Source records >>
┏━━

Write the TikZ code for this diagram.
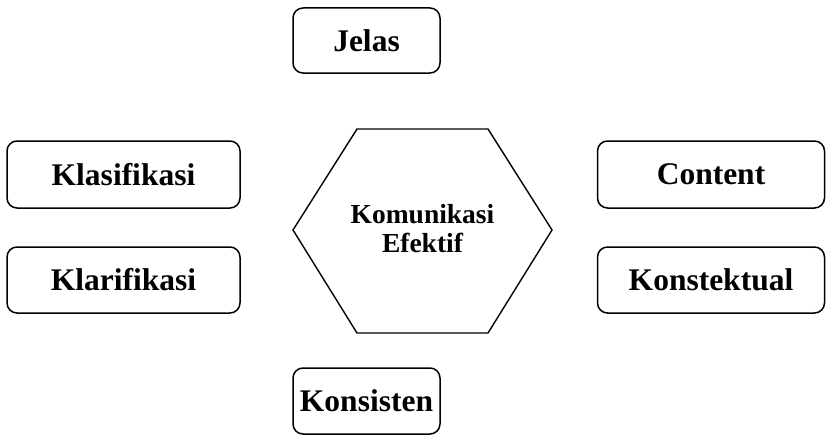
\documentclass[tikz,border=0pt]{standalone}
\usepackage{fontspec}
\setmainfont{Liberation Serif}
\begin{document}
\begin{tikzpicture}[x=1pt,y=-1pt,
  itembox/.style={draw=black,line width=1.5pt,rounded corners=10pt,inner sep=0pt,
    font=\fontsize{31.5}{36}\selectfont\bfseries},
  hexlabel/.style={font=\fontsize{27.5}{29}\selectfont\bfseries,align=center,inner sep=0pt}]
\useasboundingbox (0,0) rectangle (826,436);
\node[itembox,minimum width=147pt,minimum height=65pt] (jelas) at (366.5,40.5) {Jelas};
\node[itembox,minimum width=233pt,minimum height=67pt] (klas) at (123.5,174.5) {Klasifikasi};
\node[itembox,minimum width=233pt,minimum height=66pt] (klar) at (123.5,280) {Klarifikasi};
\node[itembox,minimum width=227pt,minimum height=67pt] (cont) at (711,174.5) {Content};
\node[itembox,minimum width=227pt,minimum height=66pt] (konst) at (711,280) {Konstektual};
\node[itembox,minimum width=147pt,minimum height=66pt] (kons) at (366.5,401) {Konsisten};
\draw[line width=1.4pt,line join=miter] (293,230) -- (357,129) -- (488,129) -- (552,230) -- (488,333) -- (357,333) -- cycle;
\node[hexlabel] (center) at (422.5,229) {Komunikasi\\Efektif};
\end{tikzpicture}
\end{document}
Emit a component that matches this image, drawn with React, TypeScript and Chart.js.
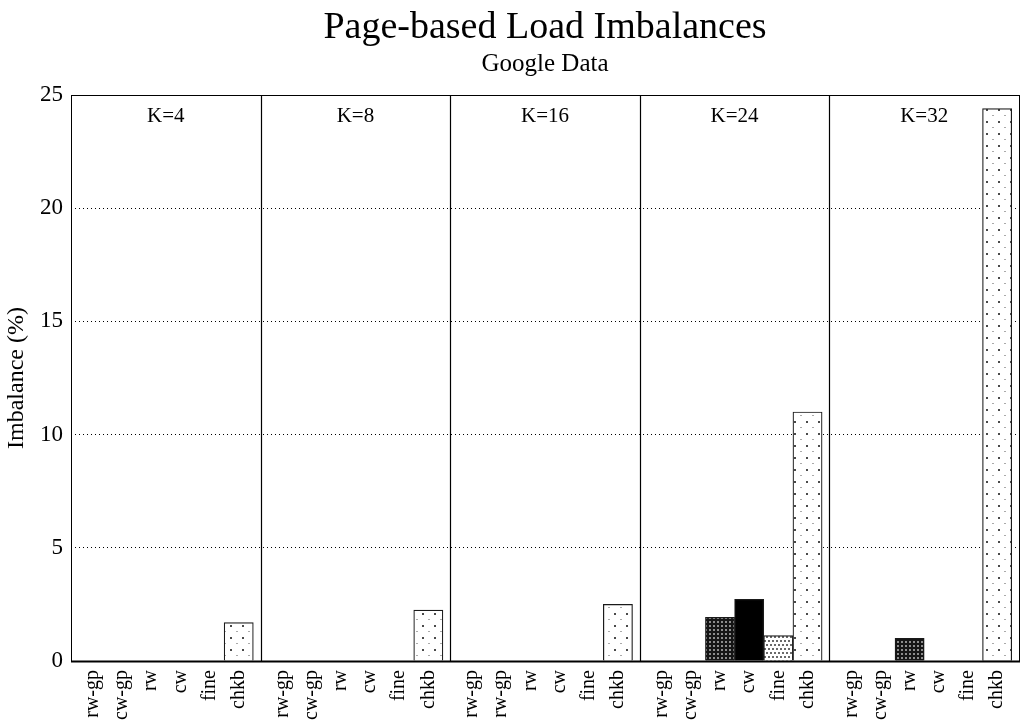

┗━━

Aim of the task >> Leave the pictures out and write out every entry exactly as given.

Full solution >>
Write the TikZ code for this diagram.
\documentclass[tikz,border=0pt]{standalone}
\usepackage{fontspec}
\setmainfont{Liberation Serif}
\begin{document}
\begin{tikzpicture}[x=1pt,y=-1pt,
  itembox/.style={draw=black,line width=1.5pt,rounded corners=10pt,inner sep=0pt,
    font=\fontsize{31.5}{36}\selectfont\bfseries},
  hexlabel/.style={font=\fontsize{27.5}{29}\selectfont\bfseries,align=center,inner sep=0pt}]
\useasboundingbox (0,0) rectangle (826,436);
\node[itembox,minimum width=147pt,minimum height=65pt] (jelas) at (366.5,40.5) {Jelas};
\node[itembox,minimum width=233pt,minimum height=67pt] (klas) at (123.5,174.5) {Klasifikasi};
\node[itembox,minimum width=233pt,minimum height=66pt] (klar) at (123.5,280) {Klarifikasi};
\node[itembox,minimum width=227pt,minimum height=67pt] (cont) at (711,174.5) {Content};
\node[itembox,minimum width=227pt,minimum height=66pt] (konst) at (711,280) {Konstektual};
\node[itembox,minimum width=147pt,minimum height=66pt] (kons) at (366.5,401) {Konsisten};
\draw[line width=1.4pt,line join=miter] (293,230) -- (357,129) -- (488,129) -- (552,230) -- (488,333) -- (357,333) -- cycle;
\node[hexlabel] (center) at (422.5,229) {Komunikasi\\Efektif};
\end{tikzpicture}
\end{document}
Emit a component that matches this image, drawn with React, TypeScript and Chart.js.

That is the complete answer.